The bourgeois press in Colombia has imposed an unofficial blackout on the protests to cover up the crimes of the state. The government has also taken to cutting off power and internet access to targeted areas, allowing their forces to move in and commit atrocities under cover of darkness.

The bloody details of the repression have nevertheless been captured on hundreds of cellphone videos that have been uploaded to social media. One video uploaded to Twitter shows a block of working-class homes going up in flames, apparently after police fired tear gas canisters into the buildings. In another instance, police fired tear gas into a hospital.

The ruling capitalist oligarchy is seeking to defend its wealth and privileges at any cost. The vicious repression meted out by the state, on the one hand, and the desperate anger fueling the protests, on the other, reflect the enormous social tensions that exist within this deeply unequal country, in which 42.5 percent of the population live below the poverty line.

VICE interviewed a doctor who runs a makeshift clinic in Cali that provides medical aid to protesters wounded by police. In reference to the Cali youths who have formed defensive groups to confront the police, known as the Front Line, he said, “The people putting themselves on the line are the people who have nothing. They feel that since they already have nothing, there’s nothing they can take away from them.”

One of these Front Line youths told VICE, “We’re young people who removed our blindfolds and can now see the truth. We’re sick of the lack of opportunity, of the inequality, of this society of rich people that sees us as delinquents because we rebelled and decided to act against this situation.”

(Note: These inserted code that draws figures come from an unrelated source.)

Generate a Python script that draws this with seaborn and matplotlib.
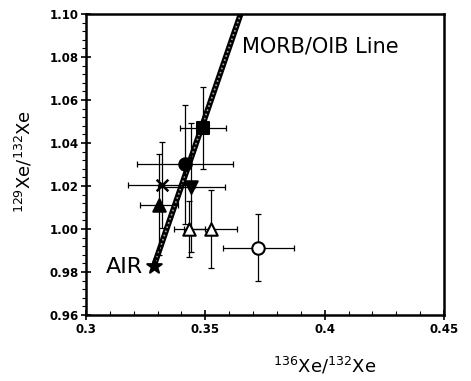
import numpy as np
import pandas as pd
import seaborn as sns
import matplotlib.pyplot as plt
from matplotlib.ticker import MultipleLocator, FormatStrFormatter

# данные
names = ['AIR', 'square', 'circle', 'cross', 'tri_down', 'tri_up', 'tri_open1', 'tri_open2', 'circle_open']
xe136 = [0.3285, 0.3490, 0.3415, 0.3317, 0.3442, 0.3306, 0.3432, 0.3522, 0.3722]
xe129 = [0.9830, 1.0470, 1.0300, 1.0205, 1.0195, 1.0112, 1.0000, 1.0000, 0.9913]
xerr = [0.0, 0.0095, 0.0200, 0.0140, 0.0140, 0.0080, 0.0065, 0.0110, 0.0150]
yerr = [0.0, 0.0190, 0.0275, 0.0200, 0.0300, 0.0235, 0.0130, 0.0180, 0.0157]
markers = ['*', 's', 'o', 'x', 'v', '^', '^', '^', 'o']
filled = [True, True, True, True, True, True, False, False, False]

morb_x = [0.3285, 0.3648]
morb_y = [0.983, 1.10]

data = pd.DataFrame({'name': names, 'x': xe136, 'y': xe129, 'xerr': xerr, 'yerr': yerr})

sns.set_style('ticks')
plt.rcParams['font.family'] = ['DejaVu Sans']
plt.rcParams['text.color'] = 'black'
plt.rcParams['axes.labelcolor'] = 'black'
plt.rcParams['xtick.color'] = 'black'
plt.rcParams['ytick.color'] = 'black'

fig = plt.figure(figsize=(4.71, 3.81), dpi=100)
ax = fig.add_axes([0.1826, 0.1732, 0.7601, 0.7901])

# линия MORB/OIB
sns.lineplot(x=morb_x, y=morb_y, ax=ax, color='black', linewidth=4.2, zorder=2)
ax.plot(morb_x, morb_y, color='0.65', linewidth=1.2, linestyle=':', zorder=2.1)

# погрешности
for i, row in data.iterrows():
    if row['xerr'] > 0:
        ax.errorbar(row['x'], row['y'], xerr=row['xerr'], yerr=row['yerr'], fmt='none',
                    ecolor='black', elinewidth=0.9, capsize=2.5, capthick=0.9, zorder=3)

# точки
for i, row in data.iterrows():
    m = markers[i]
    size = 120 if m == '*' else 80
    if m == 'x':
        sns.scatterplot(x=[row['x']], y=[row['y']], marker='x', s=70, color='black',
                        linewidth=1.8, ax=ax, zorder=4)
    else:
        face = 'black' if filled[i] else 'white'
        sns.scatterplot(x=[row['x']], y=[row['y']], marker=m, s=size, color=face,
                        edgecolor='black', linewidth=1.5, ax=ax, zorder=4)

ax.text(0.3238, 0.9825, 'AIR', fontsize=16, ha='right', va='center')
ax.text(0.3653, 1.085, 'MORB/OIB Line', fontsize=15, ha='left', va='center')

ax.set_xlim(0.3, 0.45)
ax.set_ylim(0.96, 1.10)
ax.xaxis.set_major_locator(MultipleLocator(0.05))
ax.xaxis.set_minor_locator(MultipleLocator(0.01))
ax.yaxis.set_major_locator(MultipleLocator(0.02))
ax.yaxis.set_minor_locator(MultipleLocator(0.004))
ax.xaxis.set_major_formatter(FormatStrFormatter('%g'))
ax.yaxis.set_major_formatter(FormatStrFormatter('%.2f'))
ax.tick_params(axis='both', which='major', direction='inout', length=7, width=1.2,
               labelsize=8.5, pad=2)
ax.tick_params(axis='x', which='minor', direction='in', length=3, width=0.8)
ax.tick_params(axis='y', which='minor', direction='out', length=3, width=0.8)
for lab in ax.get_xticklabels() + ax.get_yticklabels():
    lab.set_fontweight('bold')

for sp in ax.spines.values():
    sp.set_linewidth(1.8)
    sp.set_color('black')

ax.set_xlabel(r'$^{136}$Xe/$^{132}$Xe', fontsize=13)
ax.set_ylabel(r'$^{129}$Xe/$^{132}$Xe', fontsize=13)
ax.xaxis.set_label_coords(0.668, -0.135)
ax.yaxis.set_label_coords(-0.145, 0.51)

plt.savefig('out.png', dpi=100)
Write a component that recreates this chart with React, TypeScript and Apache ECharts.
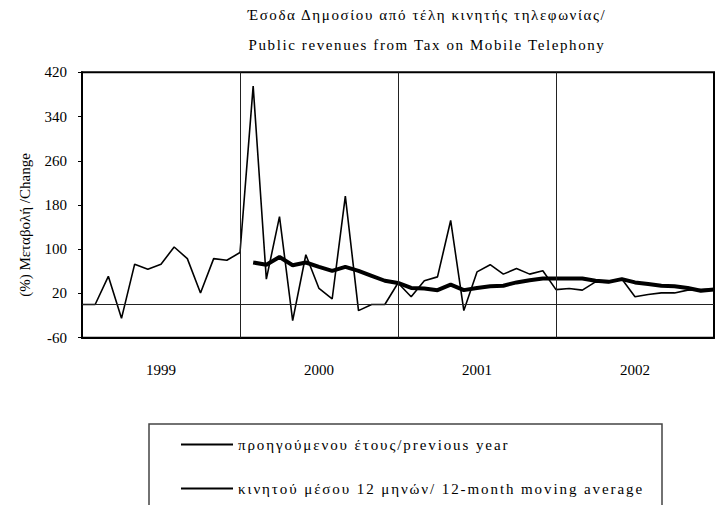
import React, { useEffect, useRef } from "react";
import * as echarts from "echarts";

const titleLines = [
  "Έσοδα Δημοσίου από τέλη κινητής τηλεφωνίας/",
  "Public revenues from Tax on Mobile Telephony",
];
const yAxisTitle = "(%) Μεταβολή /Change";
const years = ["1999", "2000", "2001", "2002"];
const yearBoundaries = [12, 24, 36];
const seriesNames = [
  "προηγούμενου έτους/previous year",
  "κινητού μέσου 12 μηνών/ 12-month moving average",
];

// monthly positions from Jan 1999 (index 0) to Jan 2003 (index 48)
const previousYear = [
  0, 0, 51, -25, 73, 64, 73, 104, 83, 21, 83, 80,
  94, 395, 46, 159, -29, 90, 29, 10, 196, -11, 0, 0,
  39, 14, 43, 50, 152, -11, 59, 72, 55, 65, 55, 61,
  27, 29, 26, 41, 40, 46, 14, 18, 21, 21, 26, 27,
  28,
];
const movingAverage: (number | null)[] = [
  null, null, null, null, null, null, null, null, null, null, null, null,
  null, 76, 72, 86, 71, 76, 68, 61, 68, 61, 52, 43,
  39, 30, 29, 26, 36, 26, 30, 33, 34, 40, 44, 47,
  47, 47, 47, 43, 41, 46, 40, 37, 34, 33, 30, 25,
  27,
];

const FONT = "Liberation Serif";

const css = `
.chart-box text[style*="15.01px"] { letter-spacing: 1.6px; }
.chart-box text[style*="15.02px"] { letter-spacing: 1.9px; }
`;

export default function App() {
  const ref = useRef<HTMLDivElement>(null);
  useEffect(() => {
    if (!ref.current) return;
    const chart = echarts.init(ref.current, undefined, { renderer: "svg" });
    const left = 82;
    const top = 72.3;
    const height = 265.4;
    const width = 641.8;
    chart.setOption({
      animation: false,
      backgroundColor: "#fff",
      textStyle: { fontFamily: FONT, color: "#000" },
      grid: {
        left,
        top,
        width,
        height,
        show: true,
        borderColor: "#000",
        borderWidth: 2,
        backgroundColor: "transparent",
        containLabel: false,
      },
      xAxis: {
        type: "value",
        min: 0,
        max: 48,
        interval: 6,
        axisLine: { show: true, onZero: false, lineStyle: { color: "#000", width: 2 } },
        axisTick: { show: false },
        splitLine: { show: false },
        axisLabel: {
          margin: 32,
          verticalAlign: "middle",
          fontSize: 15,
          fontFamily: FONT,
          color: "#000",
          formatter: (v: number) =>
            v % 12 === 6 ? years[(v - 6) / 12] ?? "" : "",
        },
      },
      yAxis: {
        type: "value",
        min: -60,
        max: 420,
        interval: 80,
        axisLine: { show: true, onZero: false, lineStyle: { color: "#000", width: 2 } },
        axisTick: { show: true, inside: false, length: 4, lineStyle: { color: "#000" } },
        splitLine: { show: false },
        axisLabel: { margin: 15, fontSize: 15, fontFamily: FONT, color: "#000" },
      },
      legend: {
        orient: "vertical",
        left: 180,
        top: 437,
        padding: 0,
        itemWidth: 52,
        itemHeight: 14,
        itemGap: 29,
        itemStyle: { opacity: 0 },
        textStyle: { fontSize: 15.02, fontFamily: FONT, color: "#000" },
        data: seriesNames,
      },
      graphic: [
        {
          type: "text",
          x: 427,
          y: 15,
          style: {
            text: titleLines[0],
            fontSize: 15.01,
            fontFamily: FONT,
            fill: "#000",
            textAlign: "center",
            textVerticalAlign: "middle",
          },
        },
        {
          type: "text",
          x: 427,
          y: 45,
          style: {
            text: titleLines[1],
            fontSize: 15.01,
            fontFamily: FONT,
            fill: "#000",
            textAlign: "center",
            textVerticalAlign: "middle",
          },
        },
        {
          type: "text",
          x: 25,
          y: 225,
          rotation: Math.PI / 2,
          style: {
            text: yAxisTitle,
            fontSize: 15,
            fontFamily: FONT,
            fill: "#000",
            textAlign: "center",
            textVerticalAlign: "middle",
          },
        },
        {
          type: "rect",
          shape: { x: 149, y: 424, width: 513, height: 120 },
          style: { fill: "none", stroke: "#444", lineWidth: 1.5 },
        },
      ],
      series: [
        {
          name: seriesNames[0],
          type: "line",
          symbol: "none",
          data: previousYear.map((v, i) => [i, v]),
          lineStyle: { color: "#000", width: 1.6 },
          itemStyle: { color: "#000" },
          z: 3,
          markLine: {
            silent: true,
            symbol: ["none", "none"],
            label: { show: false },
            lineStyle: { color: "#222", width: 1, type: "solid" },
            emphasis: { disabled: true },
            data: [
              ...yearBoundaries.map((b) => ({ xAxis: b })),
              { yAxis: 0 },
            ],
          },
        },
        {
          name: seriesNames[1],
          type: "line",
          symbol: "none",
          connectNulls: false,
          data: movingAverage.map((v, i) => [i, v]),
          lineStyle: { color: "#000", width: 4 },
          itemStyle: { color: "#000" },
          z: 4,
        },
      ],
    });
    return () => chart.dispose();
  }, []);
  return (
    <>
      <style>{css}</style>
      <div
        className="chart-box"
        ref={ref}
        style={{ position: "absolute", left: 0, top: 0, width: 717, height: 505, background: "#fff" }}
      />
    </>
  );
}
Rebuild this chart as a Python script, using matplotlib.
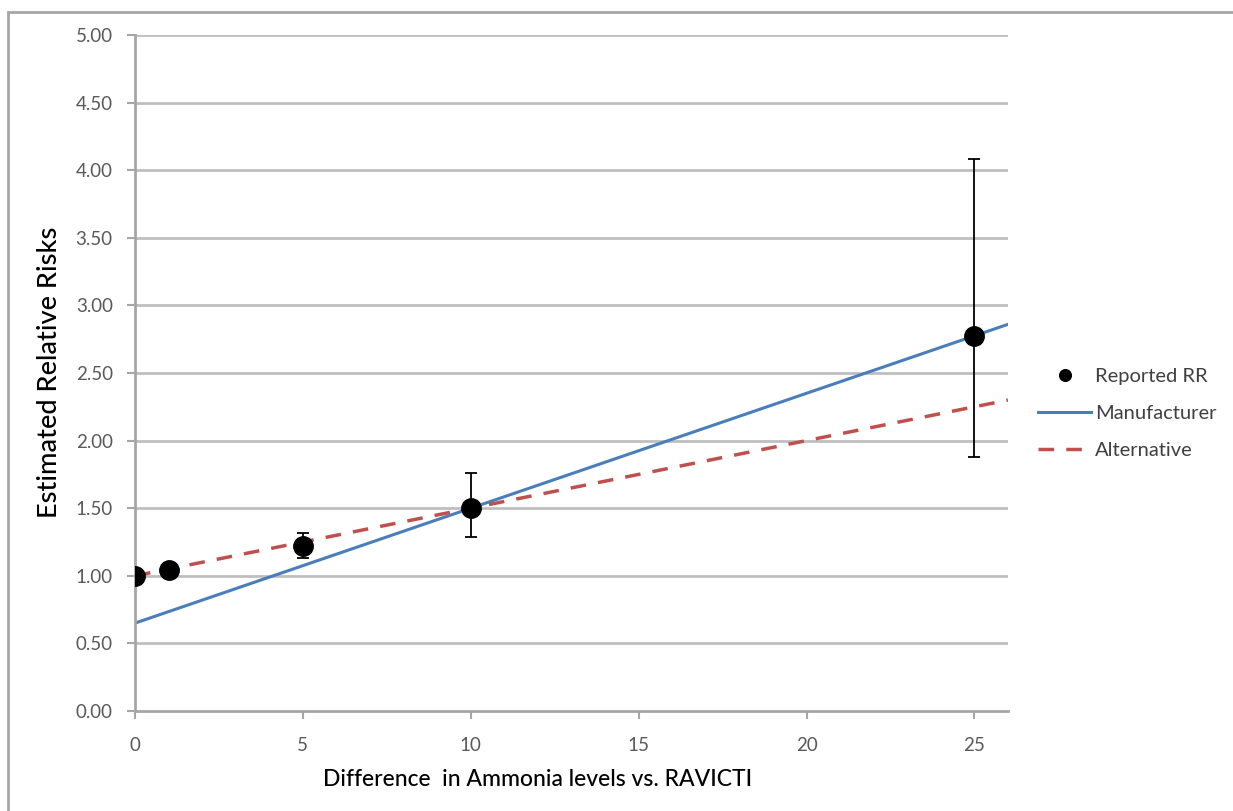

The heroic determination of the Colombian workers and youth in the face of deadly state repression stands in stark contrast to the duplicity and cowardice of those claiming to represent them. The major trade unions and the pseudo-left organizations, organized in a “National Strike Committee,” have been involved in talks with the Duque regime in an effort to bring an end to the protests. The Catholic Church and the UN are also involved.

The National Strike Committee’s demands have focused on reformist measures such as the dismantling of the ESMAD, greater opportunities for students and a basic income. This promotion of illusions in half-measures is meant to distract workers from the irreconcilable class conflict that lies at the heart of Colombian capitalism. The Committee has also carefully avoided mobilizing workers in key industries, thereby deliberately isolating the protest movement.

By their actions, the trade unions and the pseudo-left—representing sections of the affluent middle class—whatever their rhetoric, demonstrate that they serve as auxiliaries of the Colombian state in protecting the interests of the oligarchy and its US imperialist sponsors.